Another health issue is the paper fuzz that floats everywhere because there are no exhaust fans above the DBCS.
I am a Mail Handler, but if I were a Clerk assigned to work the DBCS, I’d flat REFUSE citing SAFETY and immediately begin filling out 1767’s, filing Step 2 Safety Grievances via the Safety Captain and/or the APWU Steward; aside from the other issue of ergonomics, bending , and twisitng, etc. I’d cite mere CONGESTED AREA.
Everyone knows that these machines have been a problem, the as we all know the bosses don’t care as long as the mail gets out. It’s to bad that nothing was said about the noise levels. I have had rininging in the ears for a long time now and I am slowly losing my hearing. I have been retire since 2006 do to serious illness that prevents me from working on those machines. I asked the PO at Rochester, NY about a different position and they suggested retirement since I could no longer do my job. Everything at the PO went well till automation came into the picture. If mail volumes are truely down why do we need all those machines. We got the mail out on time before machines and we could do it again with less injuries.

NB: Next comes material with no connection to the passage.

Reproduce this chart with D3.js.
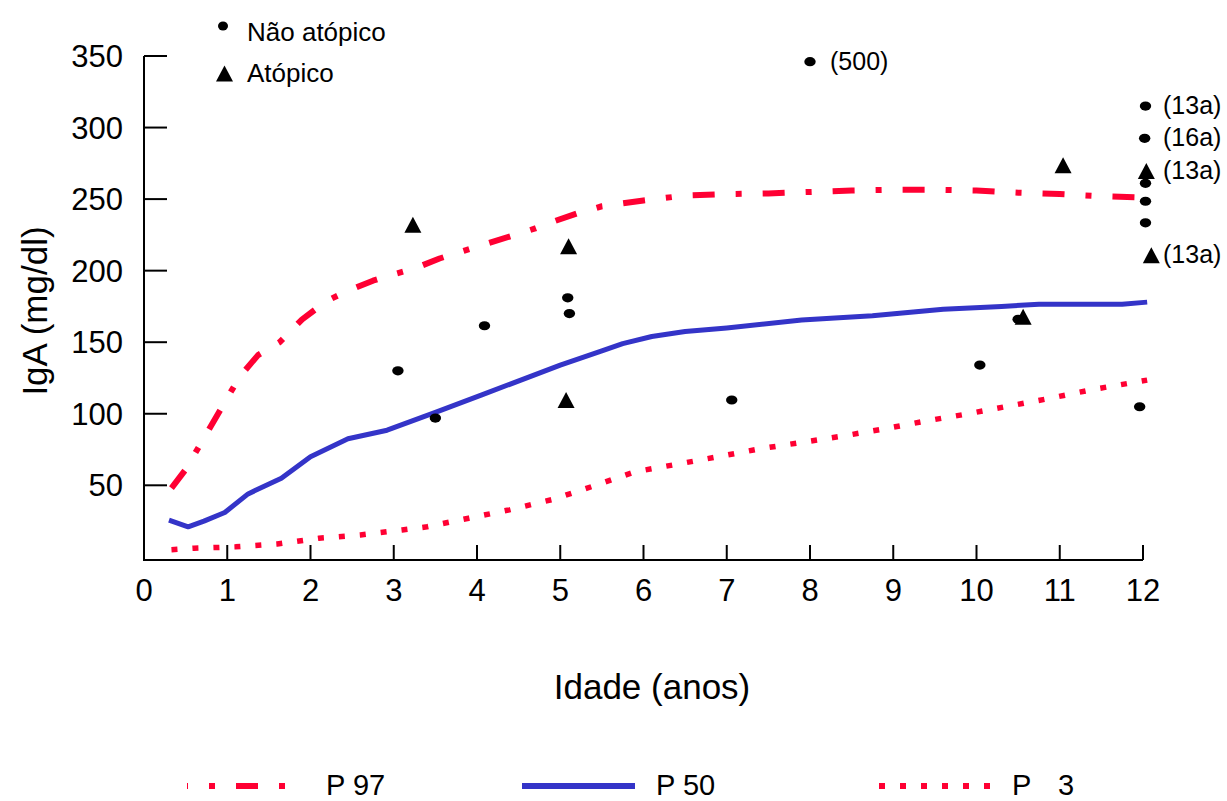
<!DOCTYPE html>
<html>
<head>
<meta charset="utf-8">
<script src="https://cdn.jsdelivr.net/npm/d3@7"></script>
<style>
  html, body { margin: 0; padding: 0; background: #fff; }
  text { font-family: "Liberation Sans", Arial, sans-serif; fill: #000; }
</style>
</head>
<body>
<div id="chart"></div>
<script>
// Percentil 97 (traço-ponto)
const p97Age = [0.33, 0.5, 0.67, 0.85, 1, 1.15, 1.37, 1.63, 1.9, 2.2, 2.45, 2.75, 3, 3.25, 3.55, 3.85, 4.1, 4.4, 4.7, 4.9, 5.2, 5.5, 5.75, 6, 6.5, 7, 7.5, 8, 8.5, 9, 9.5, 10, 10.5, 11, 11.5, 12.05];
const p97Iga = [48, 61, 78, 96, 111, 126, 141, 150, 166, 179, 186, 193, 197.5, 201.5, 208.5, 214, 218.5, 224, 229.5, 234, 240, 245, 247, 249, 252.5, 253.5, 254, 255, 256, 256.5, 256.5, 256, 254.5, 253.5, 252, 251];

// Percentil 50 (contínua)
const p50Age = [0.3, 0.53, 0.72, 0.97, 1.25, 1.65, 2, 2.45, 2.92, 3.5, 4.05, 5, 5.5, 5.75, 6.1, 6.5, 7, 7.9, 8.75, 9.6, 10.3, 10.75, 11.75, 12.05];
const p50Iga = [25.6, 21, 25, 31, 44, 55, 70, 82.5, 88.5, 101, 113, 134, 144, 149, 154, 157.5, 160, 165.5, 168.5, 173, 175, 176.5, 176.5, 178];

// Percentil 3 (pontilhada)
const p3Age = [0.33, 0.6, 1.1, 1.6, 2.1, 2.6, 3.1, 3.4, 3.9, 4.4, 4.9, 5.4, 5.9, 6.4, 6.9, 7.4, 7.9, 8.4, 8.9, 9.4, 9.9, 10.4, 10.9, 11.4, 11.9, 12.05];
const p3Iga = [5, 6, 7, 9, 13, 15.3, 18.8, 21, 27, 33, 40, 49.5, 59.5, 64.7, 70, 75.5, 80, 84.5, 89.5, 95, 100, 105.5, 111, 117, 122, 123.5];

// Pacientes
const naoAge = [3.05, 3.5, 4.09, 5.09, 5.11, 7.06, 8.0, 10.04, 10.5, 11.96, 12.03, 12.02, 12.03, 12.03, 12.03];
const naoIga = [130, 97, 161.5, 181, 170, 109.6, 346, 134, 166, 104.9, 315, 292.5, 261, 248.5, 233.4];
const atoAge = [3.23, 5.1, 5.07, 10.56, 11.04, 12.04, 12.1];
const atoIga = [232, 217, 109.6, 167.7, 273.7, 269.7, 210.8];

// Rótulos ao lado de alguns pontos
const labelSeries = ["nao", "nao", "nao", "ato", "ato"];
const labelIndex = [6, 10, 11, 5, 6];
const labelText = ["(500)", "(13a)", "(16a)", "(13a)", "(13a)"];

const xTicks = d3.range(0, 13);
const yTicks = [50, 100, 150, 200, 250, 300, 350];

const RED = "#ff0033";
const BLUE = "#3434c8";
const W = 1227, H = 801;

const svg = d3.select("#chart").append("svg")
  .attr("width", W).attr("height", H);
svg.append("rect").attr("width", W).attr("height", H).attr("fill", "#fff");

const x = d3.scaleLinear().domain([0, 12]).range([144, 1143]);
const y = d3.scaleLinear().domain([-2.2, 350]).range([560, 56]);
const axisY = y(-2.2);

// --- Eixos ---
const ax = svg.append("g").attr("stroke", "#000").attr("stroke-width", 2).attr("fill", "none");
ax.append("line").attr("x1", x(0)).attr("x2", x(12)).attr("y1", axisY).attr("y2", axisY);
ax.append("line").attr("x1", x(0)).attr("x2", x(0)).attr("y1", axisY + 1).attr("y2", y(350));
ax.selectAll(".xt").data(xTicks.slice(1)).join("line")
  .attr("x1", d => x(d)).attr("x2", d => x(d))
  .attr("y1", axisY).attr("y2", axisY - 15);
ax.selectAll(".yt").data(yTicks).join("line")
  .attr("x1", x(0)).attr("x2", x(0) + 23)
  .attr("y1", d => y(d)).attr("y2", d => y(d));

svg.selectAll(".xl").data(xTicks).join("text")
  .attr("x", d => x(d)).attr("y", axisY + 41)
  .attr("text-anchor", "middle").attr("font-size", 31)
  .text(d => d);
svg.selectAll(".yl").data(yTicks).join("text")
  .attr("x", x(0) - 21).attr("y", d => y(d) + 11)
  .attr("text-anchor", "end").attr("font-size", 31)
  .text(d => d);

svg.append("text")
  .attr("x", 652).attr("y", 699)
  .attr("text-anchor", "middle").attr("font-size", 35)
  .text("Idade (anos)");
svg.append("text")
  .attr("transform", "translate(47,311) rotate(-90)")
  .attr("text-anchor", "middle").attr("font-size", 35)
  .text("IgA (mg/dl)");

// --- Curvas de percentis ---
const line = d3.line().x(d => x(d[0])).y(d => y(d[1]));
const curves = [
  { age: p3Age, iga: p3Iga, color: RED, width: 5.5, dash: "6,15" },
  { age: p97Age, iga: p97Iga, color: RED, width: 6, dash: "22,21,6,21" },
  { age: p50Age, iga: p50Iga, color: BLUE, width: 5, dash: null }
];
curves.forEach(c => {
  svg.append("path")
    .datum(d3.zip(c.age, c.iga))
    .attr("d", line)
    .attr("fill", "none")
    .attr("stroke", c.color)
    .attr("stroke-width", c.width)
    .attr("stroke-linejoin", "round")
    .attr("stroke-dasharray", c.dash);
});

// --- Marcadores ---
const tri = (cx, cy) => `M${cx - 8.5},${cy + 8} L${cx + 8.5},${cy + 8} L${cx},${cy - 8} Z`;

svg.selectAll(".nao").data(d3.zip(naoAge, naoIga)).join("ellipse")
  .attr("cx", d => x(d[0])).attr("cy", d => y(d[1]))
  .attr("rx", 5.7).attr("ry", 4.6).attr("fill", "#000");
svg.selectAll(".ato").data(d3.zip(atoAge, atoIga)).join("path")
  .attr("d", d => tri(x(d[0]), y(d[1])))
  .attr("fill", "#000");

const series = { nao: [naoAge, naoIga], ato: [atoAge, atoIga] };
labelText.forEach((t, i) => {
  const s = series[labelSeries[i]];
  const px = x(s[0][labelIndex[i]]);
  const py = y(s[1][labelIndex[i]]);
  svg.append("text")
    .attr("x", Math.min(px + 20, x(12) + 20))
    .attr("y", py + 8)
    .attr("font-size", 25)
    .text(t);
});

// --- Legenda de símbolos (topo) ---
svg.append("ellipse").attr("cx", 223).attr("cy", 26).attr("rx", 5).attr("ry", 4.5).attr("fill", "#000");
svg.append("text").attr("x", 247).attr("y", 41).attr("font-size", 26).text("Não atópico");
svg.append("path").attr("d", tri(224.5, 73.5)).attr("fill", "#000");
svg.append("text").attr("x", 247).attr("y", 82).attr("font-size", 26).text("Atópico");

// --- Legenda das curvas (rodapé) ---
const legY = 786;
const legTextY = 795;
const legend = [
  { x1: 187, x2: 301, color: RED, width: 6, dash: "22,21,6,21", offset: 21, label: "P 97", tx: 326 },
  { x1: 522, x2: 635, color: BLUE, width: 6, dash: null, offset: 0, label: "P 50", tx: 656 },
  { x1: 879, x2: 992, color: RED, width: 6, dash: "6,15", offset: 0, label: "P", tx: 1012 }
];
legend.forEach(l => {
  svg.append("line")
    .attr("x1", l.x1).attr("x2", l.x2).attr("y1", legY).attr("y2", legY)
    .attr("stroke", l.color).attr("stroke-width", l.width)
    .attr("stroke-dasharray", l.dash)
    .attr("stroke-dashoffset", l.offset);
  svg.append("text").attr("x", l.tx).attr("y", legTextY).attr("font-size", 29).text(l.label);
});
svg.append("text").attr("x", 1058).attr("y", legTextY).attr("font-size", 29).text("3");
</script>
</body>
</html>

aside from the obvious faults with the dbcs ( i worked it shortly and bitched to no avial) i think was is just as wrong and upsetting is the fact i mean FACT that supv and managers A) dont know anything about the machines
B) are oblivious to the faults of the machines
C) dont give a shit about workers and injuries
D) even when told by workers that the machine is screwed up to
work on
E) even after this report was submitted machines are still in use
i assume??
F) these same supv/managers couldnt do the job themselves so
they became bosses. of course thats the prob thruout the po
unless osha has the power to shut them down and correct the problems then the report is useless.
I worked on DBCS for 6 years, 70 % of my co-worker have some kinds of multi-part of body pain as the OSHA report mentioned, USPS installed DBCS for 20 years, too many employees suffered for years, most of us never claim job injury because we see people get so much preasure from management. We need this job to support the family, so we take pain medicine, use heating pad….
OSHA can ask manager , supervisor or decision maker to work on DBCS 5 days straight , They will know DBCS is so harmful for human body.
replace all of us with robots
How does OSHA expect the mail to get up on the ledge?? The type of containers that are used in the Postal Service only allow you to get mail out of them one way—bending in to remove trays and hods. I guess when they find non-humans to do it, that will be something else to complain about. Really people, how else is the mail coming out of the equipment?? Just asking…
I work on the DBCS on Tour-1 at the (SCPDC) Southern Connecticut Processing and Distribution Center and myself work with 2 wrist supports and 2 arm supports near the elbow to help prevent strain and injury to myself. I,m sure if OSHA would make a visit at our facility at 24 Research Parkway Wallingford Ct. 06492, that a lot of my co-workers would add to the complaints you have already received regarding the DBCS.
Concerned Employee
they didn’t see employees unloading pallets, pulling mail from the top of pie carts and supervisors sitting around watching you work, laughing at you because they don’t have to do it and when you tell them i am really in pain they say just get back to work.